■ **Records shown**:
— START —
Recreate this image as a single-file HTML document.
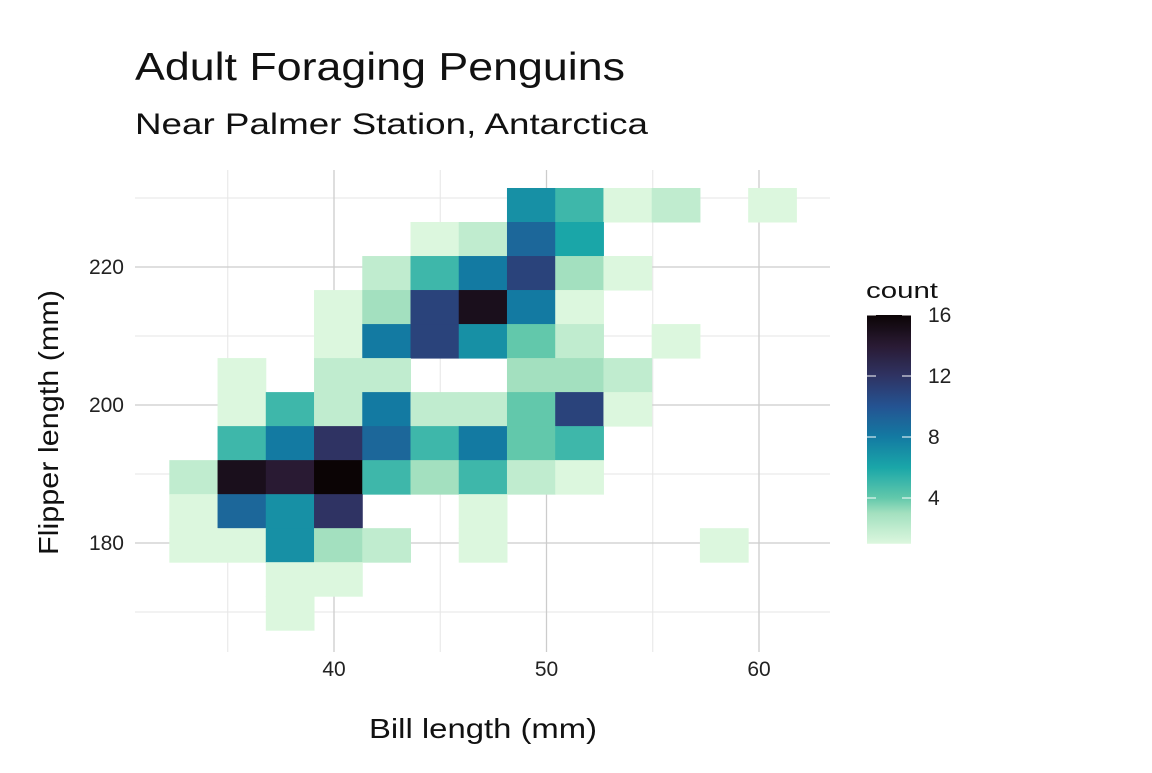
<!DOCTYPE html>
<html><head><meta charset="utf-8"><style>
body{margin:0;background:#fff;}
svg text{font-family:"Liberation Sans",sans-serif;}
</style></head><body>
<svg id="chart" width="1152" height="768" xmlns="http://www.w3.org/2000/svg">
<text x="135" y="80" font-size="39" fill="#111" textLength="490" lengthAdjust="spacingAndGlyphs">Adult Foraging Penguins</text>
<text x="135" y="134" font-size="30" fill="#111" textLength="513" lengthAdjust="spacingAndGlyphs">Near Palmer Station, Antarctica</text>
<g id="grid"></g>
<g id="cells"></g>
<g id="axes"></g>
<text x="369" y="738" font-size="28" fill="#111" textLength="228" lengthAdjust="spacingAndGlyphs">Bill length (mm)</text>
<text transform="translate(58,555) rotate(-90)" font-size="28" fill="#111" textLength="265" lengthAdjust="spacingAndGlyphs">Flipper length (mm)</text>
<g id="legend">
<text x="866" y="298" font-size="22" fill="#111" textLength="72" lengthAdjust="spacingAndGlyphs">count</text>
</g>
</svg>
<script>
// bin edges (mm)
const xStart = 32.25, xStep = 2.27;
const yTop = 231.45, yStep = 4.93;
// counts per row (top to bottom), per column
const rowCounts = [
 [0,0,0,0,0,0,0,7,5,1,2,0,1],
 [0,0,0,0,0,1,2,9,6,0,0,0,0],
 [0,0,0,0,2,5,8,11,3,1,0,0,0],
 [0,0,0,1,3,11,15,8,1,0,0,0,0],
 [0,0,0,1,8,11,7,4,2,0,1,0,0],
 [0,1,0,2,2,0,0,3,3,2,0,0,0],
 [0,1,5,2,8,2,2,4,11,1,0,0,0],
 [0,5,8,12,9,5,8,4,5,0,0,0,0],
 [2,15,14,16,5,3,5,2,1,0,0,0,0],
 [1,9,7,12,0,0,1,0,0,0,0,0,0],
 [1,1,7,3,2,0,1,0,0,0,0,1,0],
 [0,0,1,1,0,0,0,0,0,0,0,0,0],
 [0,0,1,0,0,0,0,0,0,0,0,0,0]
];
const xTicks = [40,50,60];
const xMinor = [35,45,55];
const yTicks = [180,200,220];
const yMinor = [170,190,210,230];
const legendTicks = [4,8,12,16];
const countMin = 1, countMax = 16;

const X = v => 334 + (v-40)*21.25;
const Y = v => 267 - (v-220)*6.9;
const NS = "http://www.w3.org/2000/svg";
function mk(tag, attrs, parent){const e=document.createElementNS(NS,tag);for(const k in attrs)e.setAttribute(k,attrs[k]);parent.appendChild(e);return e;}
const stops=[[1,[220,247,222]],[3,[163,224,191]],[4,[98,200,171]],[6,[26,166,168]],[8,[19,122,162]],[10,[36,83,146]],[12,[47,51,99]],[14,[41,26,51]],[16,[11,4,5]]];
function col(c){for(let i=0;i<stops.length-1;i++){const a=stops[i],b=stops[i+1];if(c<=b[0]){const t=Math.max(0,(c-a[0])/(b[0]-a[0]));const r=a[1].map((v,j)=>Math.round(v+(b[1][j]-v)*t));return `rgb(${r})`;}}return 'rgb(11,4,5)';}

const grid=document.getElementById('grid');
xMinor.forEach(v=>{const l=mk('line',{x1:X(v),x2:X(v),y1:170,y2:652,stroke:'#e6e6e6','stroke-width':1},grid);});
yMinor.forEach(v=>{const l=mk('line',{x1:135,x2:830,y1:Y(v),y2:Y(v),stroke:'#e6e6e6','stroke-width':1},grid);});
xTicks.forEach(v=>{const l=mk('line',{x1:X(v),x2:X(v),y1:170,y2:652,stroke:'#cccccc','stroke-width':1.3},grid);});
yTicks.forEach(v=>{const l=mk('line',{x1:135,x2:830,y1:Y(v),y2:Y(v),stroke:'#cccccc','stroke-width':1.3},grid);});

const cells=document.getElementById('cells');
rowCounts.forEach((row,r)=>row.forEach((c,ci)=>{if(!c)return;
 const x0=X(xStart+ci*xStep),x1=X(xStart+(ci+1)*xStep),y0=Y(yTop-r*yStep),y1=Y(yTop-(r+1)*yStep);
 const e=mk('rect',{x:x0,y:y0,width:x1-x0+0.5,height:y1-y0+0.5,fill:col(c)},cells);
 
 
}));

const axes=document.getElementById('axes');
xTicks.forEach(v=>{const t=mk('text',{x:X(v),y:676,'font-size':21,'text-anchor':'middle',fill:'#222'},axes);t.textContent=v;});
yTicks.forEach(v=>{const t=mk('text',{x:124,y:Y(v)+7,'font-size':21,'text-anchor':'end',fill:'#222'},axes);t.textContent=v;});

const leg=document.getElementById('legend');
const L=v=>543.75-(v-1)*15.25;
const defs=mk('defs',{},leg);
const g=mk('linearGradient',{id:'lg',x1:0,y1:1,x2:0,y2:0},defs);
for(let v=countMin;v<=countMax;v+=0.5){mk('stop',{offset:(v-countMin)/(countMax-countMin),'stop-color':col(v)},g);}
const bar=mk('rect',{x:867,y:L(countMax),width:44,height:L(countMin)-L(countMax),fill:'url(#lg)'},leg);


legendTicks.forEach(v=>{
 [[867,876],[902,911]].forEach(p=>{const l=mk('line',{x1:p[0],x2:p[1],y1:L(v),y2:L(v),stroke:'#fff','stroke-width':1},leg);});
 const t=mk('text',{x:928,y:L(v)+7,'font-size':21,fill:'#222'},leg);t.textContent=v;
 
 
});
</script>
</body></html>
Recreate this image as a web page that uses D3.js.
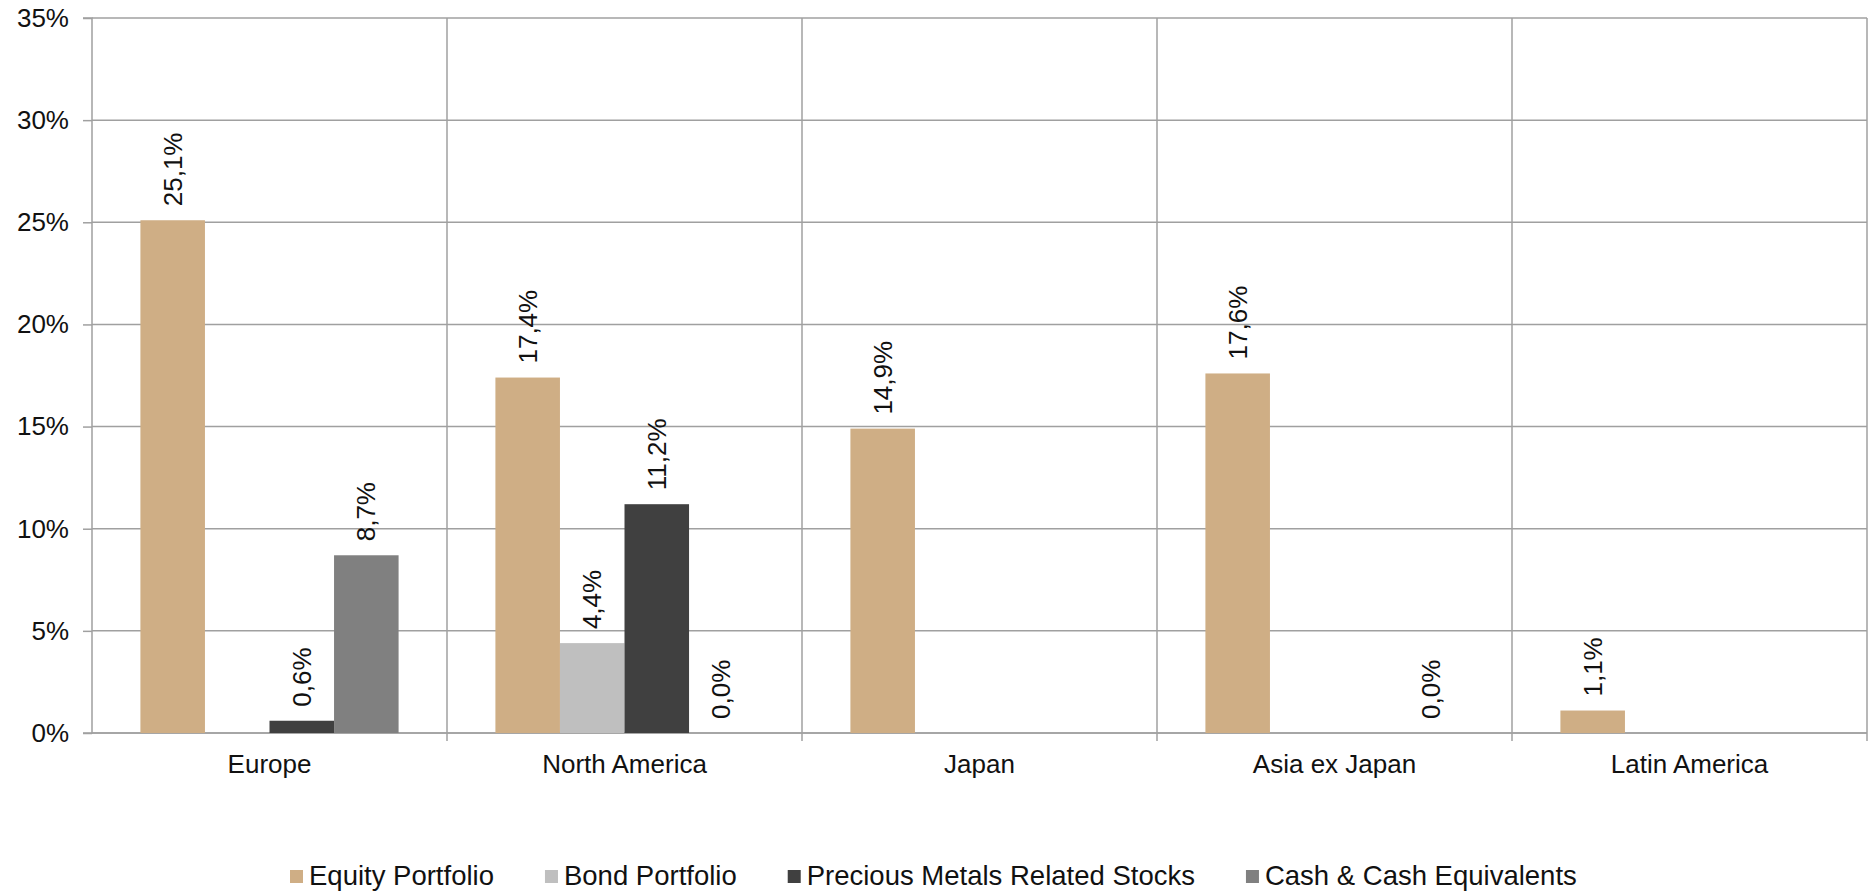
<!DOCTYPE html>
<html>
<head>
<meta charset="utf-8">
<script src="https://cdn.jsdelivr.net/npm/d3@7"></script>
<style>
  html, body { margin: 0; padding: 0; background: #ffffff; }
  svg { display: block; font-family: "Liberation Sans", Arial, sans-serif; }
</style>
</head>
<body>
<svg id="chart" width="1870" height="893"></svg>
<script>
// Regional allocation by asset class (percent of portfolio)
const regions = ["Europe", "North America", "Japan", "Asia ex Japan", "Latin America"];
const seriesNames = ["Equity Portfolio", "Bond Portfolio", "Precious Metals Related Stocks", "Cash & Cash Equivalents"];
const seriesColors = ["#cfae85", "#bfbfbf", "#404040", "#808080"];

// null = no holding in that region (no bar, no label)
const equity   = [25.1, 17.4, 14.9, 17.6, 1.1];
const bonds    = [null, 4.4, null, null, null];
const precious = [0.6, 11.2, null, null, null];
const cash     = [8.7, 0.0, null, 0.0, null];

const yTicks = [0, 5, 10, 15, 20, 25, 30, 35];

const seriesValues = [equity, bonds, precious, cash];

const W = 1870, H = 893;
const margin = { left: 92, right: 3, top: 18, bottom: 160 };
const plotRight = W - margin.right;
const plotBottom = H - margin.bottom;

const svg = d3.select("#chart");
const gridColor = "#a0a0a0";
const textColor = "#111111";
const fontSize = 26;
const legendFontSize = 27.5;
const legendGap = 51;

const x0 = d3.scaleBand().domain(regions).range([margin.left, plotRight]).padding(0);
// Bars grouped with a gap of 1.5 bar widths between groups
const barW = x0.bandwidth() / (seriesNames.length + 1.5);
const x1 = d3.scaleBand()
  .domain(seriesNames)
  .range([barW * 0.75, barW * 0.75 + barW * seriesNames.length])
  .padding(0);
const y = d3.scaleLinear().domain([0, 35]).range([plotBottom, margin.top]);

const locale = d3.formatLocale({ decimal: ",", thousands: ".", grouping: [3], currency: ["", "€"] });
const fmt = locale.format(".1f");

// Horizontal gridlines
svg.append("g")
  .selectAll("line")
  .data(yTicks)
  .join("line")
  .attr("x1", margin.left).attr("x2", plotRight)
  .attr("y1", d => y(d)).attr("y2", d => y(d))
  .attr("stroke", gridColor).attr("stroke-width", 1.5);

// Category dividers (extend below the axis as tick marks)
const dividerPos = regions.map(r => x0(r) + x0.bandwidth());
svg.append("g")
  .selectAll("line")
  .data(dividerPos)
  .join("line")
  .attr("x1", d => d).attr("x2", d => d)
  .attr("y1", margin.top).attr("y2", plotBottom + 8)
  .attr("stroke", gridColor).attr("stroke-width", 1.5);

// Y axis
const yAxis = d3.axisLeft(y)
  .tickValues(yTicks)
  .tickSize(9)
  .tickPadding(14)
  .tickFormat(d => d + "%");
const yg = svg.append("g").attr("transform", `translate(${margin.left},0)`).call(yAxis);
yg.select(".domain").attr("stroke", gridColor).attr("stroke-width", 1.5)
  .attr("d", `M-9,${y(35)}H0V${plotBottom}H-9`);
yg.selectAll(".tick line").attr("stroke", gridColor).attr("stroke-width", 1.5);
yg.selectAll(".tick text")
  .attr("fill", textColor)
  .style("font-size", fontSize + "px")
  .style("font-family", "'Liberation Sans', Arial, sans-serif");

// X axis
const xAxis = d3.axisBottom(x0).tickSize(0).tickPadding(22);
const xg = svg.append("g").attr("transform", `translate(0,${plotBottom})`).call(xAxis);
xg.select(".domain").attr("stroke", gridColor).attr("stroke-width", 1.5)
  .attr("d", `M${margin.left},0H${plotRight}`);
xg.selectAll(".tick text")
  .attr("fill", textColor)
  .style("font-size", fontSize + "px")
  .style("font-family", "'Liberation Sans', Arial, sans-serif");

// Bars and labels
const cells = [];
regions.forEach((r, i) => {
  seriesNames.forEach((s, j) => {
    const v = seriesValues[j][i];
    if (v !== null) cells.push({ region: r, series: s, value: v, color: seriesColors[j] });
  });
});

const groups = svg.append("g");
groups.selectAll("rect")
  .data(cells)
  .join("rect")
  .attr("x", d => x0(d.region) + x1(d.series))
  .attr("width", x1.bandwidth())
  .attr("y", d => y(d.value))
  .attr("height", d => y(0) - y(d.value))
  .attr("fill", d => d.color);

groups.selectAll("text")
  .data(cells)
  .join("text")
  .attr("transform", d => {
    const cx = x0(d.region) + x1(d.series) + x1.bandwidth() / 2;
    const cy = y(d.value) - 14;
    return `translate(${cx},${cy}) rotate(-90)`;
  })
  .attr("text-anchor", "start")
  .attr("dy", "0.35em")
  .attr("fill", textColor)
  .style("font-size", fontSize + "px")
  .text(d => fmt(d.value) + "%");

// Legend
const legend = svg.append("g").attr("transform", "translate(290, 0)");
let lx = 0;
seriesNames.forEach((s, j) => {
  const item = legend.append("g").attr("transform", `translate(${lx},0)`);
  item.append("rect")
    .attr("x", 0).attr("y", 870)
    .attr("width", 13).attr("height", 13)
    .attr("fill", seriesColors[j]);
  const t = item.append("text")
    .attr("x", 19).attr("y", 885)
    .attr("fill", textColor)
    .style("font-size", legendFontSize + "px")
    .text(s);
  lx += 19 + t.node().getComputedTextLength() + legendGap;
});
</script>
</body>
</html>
— END —
■ **What to produce**:
Begin at the first line of the material and copy each line exactly through the one containing "const countMin = 1, countMax = 16;". Omit pictures.

■ **Finished task**:
Recreate this image as a single-file HTML document.
<!DOCTYPE html>
<html><head><meta charset="utf-8"><style>
body{margin:0;background:#fff;}
svg text{font-family:"Liberation Sans",sans-serif;}
</style></head><body>
<svg id="chart" width="1152" height="768" xmlns="http://www.w3.org/2000/svg">
<text x="135" y="80" font-size="39" fill="#111" textLength="490" lengthAdjust="spacingAndGlyphs">Adult Foraging Penguins</text>
<text x="135" y="134" font-size="30" fill="#111" textLength="513" lengthAdjust="spacingAndGlyphs">Near Palmer Station, Antarctica</text>
<g id="grid"></g>
<g id="cells"></g>
<g id="axes"></g>
<text x="369" y="738" font-size="28" fill="#111" textLength="228" lengthAdjust="spacingAndGlyphs">Bill length (mm)</text>
<text transform="translate(58,555) rotate(-90)" font-size="28" fill="#111" textLength="265" lengthAdjust="spacingAndGlyphs">Flipper length (mm)</text>
<g id="legend">
<text x="866" y="298" font-size="22" fill="#111" textLength="72" lengthAdjust="spacingAndGlyphs">count</text>
</g>
</svg>
<script>
// bin edges (mm)
const xStart = 32.25, xStep = 2.27;
const yTop = 231.45, yStep = 4.93;
// counts per row (top to bottom), per column
const rowCounts = [
 [0,0,0,0,0,0,0,7,5,1,2,0,1],
 [0,0,0,0,0,1,2,9,6,0,0,0,0],
 [0,0,0,0,2,5,8,11,3,1,0,0,0],
 [0,0,0,1,3,11,15,8,1,0,0,0,0],
 [0,0,0,1,8,11,7,4,2,0,1,0,0],
 [0,1,0,2,2,0,0,3,3,2,0,0,0],
 [0,1,5,2,8,2,2,4,11,1,0,0,0],
 [0,5,8,12,9,5,8,4,5,0,0,0,0],
 [2,15,14,16,5,3,5,2,1,0,0,0,0],
 [1,9,7,12,0,0,1,0,0,0,0,0,0],
 [1,1,7,3,2,0,1,0,0,0,0,1,0],
 [0,0,1,1,0,0,0,0,0,0,0,0,0],
 [0,0,1,0,0,0,0,0,0,0,0,0,0]
];
const xTicks = [40,50,60];
const xMinor = [35,45,55];
const yTicks = [180,200,220];
const yMinor = [170,190,210,230];
const legendTicks = [4,8,12,16];
const countMin = 1, countMax = 16;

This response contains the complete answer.